Carol described this bizarre and erotic adult fairy tale "as a story filled with contradictions in a place where man's fantasies become a reality".  She went on to say that the plot wasn't always easy to follow and though the underlying theme was aimed at the intellect, the more obvious, perhaps more exposed, aspects reached cinema audiences. It explores unconventional sexual and emotional behaviour in the guise of 'game playing' or as Hollis Albert said in the Saturday Review "a film that has some of the most elegant eroticism yet seen on the screen"
 
Sleeping Beauty.
Zalman King, best known for directing episodes of the erotic drama series Red Shoe Diaries between 1992 and 1997, plays the man living out his fantasy, Robert Troy purchase's a carnival side show that includes an attractive young lady, played by Mia Farrow's sister Tisa, who has been asleep for eight years. Richard Pryor plays a terminally sick alcoholic and Troy’s best friend Jeff. It has been alleged that Pryor drank himself into a daily stupor just to get into the role! Veronica Anderson, who was previously seen in the TV series Colombo in 1972, plays Scarlett's female lover.
 
Tisa Farrow.

The filming of the movie was plagued with bad luck. A large wooden crucifix fell from the wall in a church and pinned Carol to the floor, she was not badly hurt but Tisa Farrow was not as lucky. She had a fall and broke her arm. Other minor delays and accidents held up the film as well as Carol becoming sick with stomach pains. When the film was finally released it did not get good reviews and is not widely available today. But worth sourcing for Carol White's unusual role as Scarlett.



The Squeeze 1976


This was my fourth film in 2010 EIFF’s Retrospective: After the Wave, which featured lost and forgotten British Cinema between 1967 and 1979. Overlooked by memory and in some cases technology, many films in this section are not available on DVD anywhere in the world including the criminally neglected The Squeeze.

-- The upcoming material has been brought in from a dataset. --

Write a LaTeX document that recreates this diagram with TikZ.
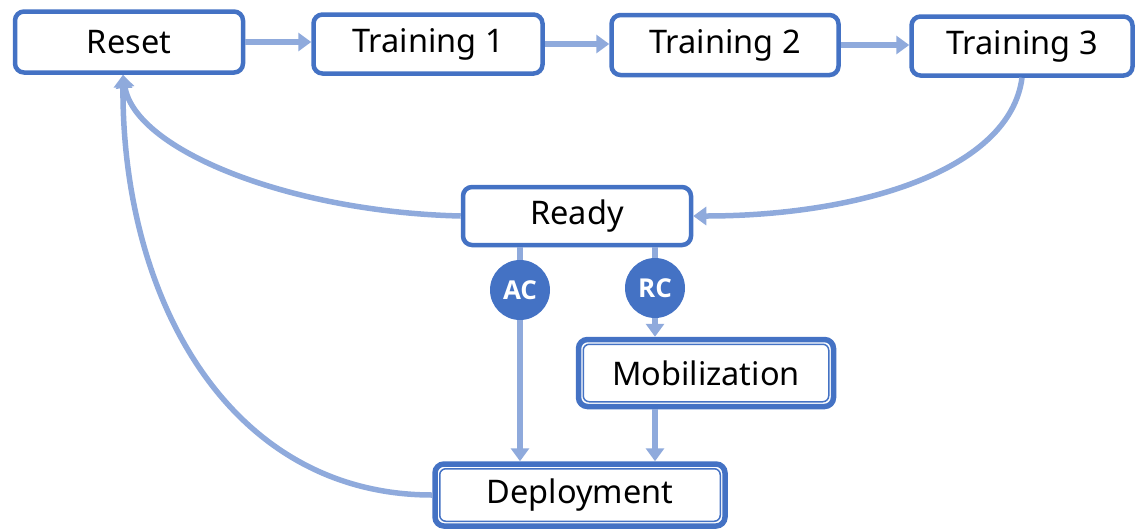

Based on the novel Whose Little Girl Are You by David Craig it tells the story of an alcoholic ex-police inspector Jim Naboth (Stacy Keach) who is drinking himself to death. Naboth’s ex-wife Jill (Carol White) is abducted by sadistic thugs lead by Keith (David Hemmings) and Vic (Stephan Boyd), to force Jill’s current husband (James Fox) to rob his own security firm.


A very good 1970’s crime thriller which has the feel and excitement of an old-fashioned ‘B’ movie, the ones in which censorship was ignored. Keach gives a terrifyingly authentic performance as an alcoholic. Freddie Star, who plays Teddy, the ex-cops best friend and career, is a astounding. Carol White, in a surprisingly frank role gave her normal class performance.


West London plays a big part in the film with location shoots at Notting Hill including the regular carnival that takes place each year and at the West Way junction with its community of social misfits living below. A great build up to a thrilling climax ended this enjoyable cinematic treat.



Carol White 1966.

With your hair so white you could light up the night

Burning out like a shooting star

From the stage to The Squeeze, from T.V. to striptease

I loved you in the back of my car

Nobody's gonna tell you what to do

Nobody's gonna mess around with you
You'll never give up the fight, not Carol White

[Chorus]
Cathy come home, where have you been, it's been so long since you went away
From monochrome to the silver screen, the Battersea Bardot, that's what they say

With that smile in your eyes you could tell me no lies
Play it hard, take the smooth with the rough
Just a pearl in world full of users of girls
One jump ahead for a while, not long enough
Nobody's gonna tell you what to do
Nobody's gonna mess around with you
You'll never give up the fight, not Carol White



Carol White – British Film Actress 1943 - 1991 RIP.



[1] Now available on DVD from Network as part of their British Film series.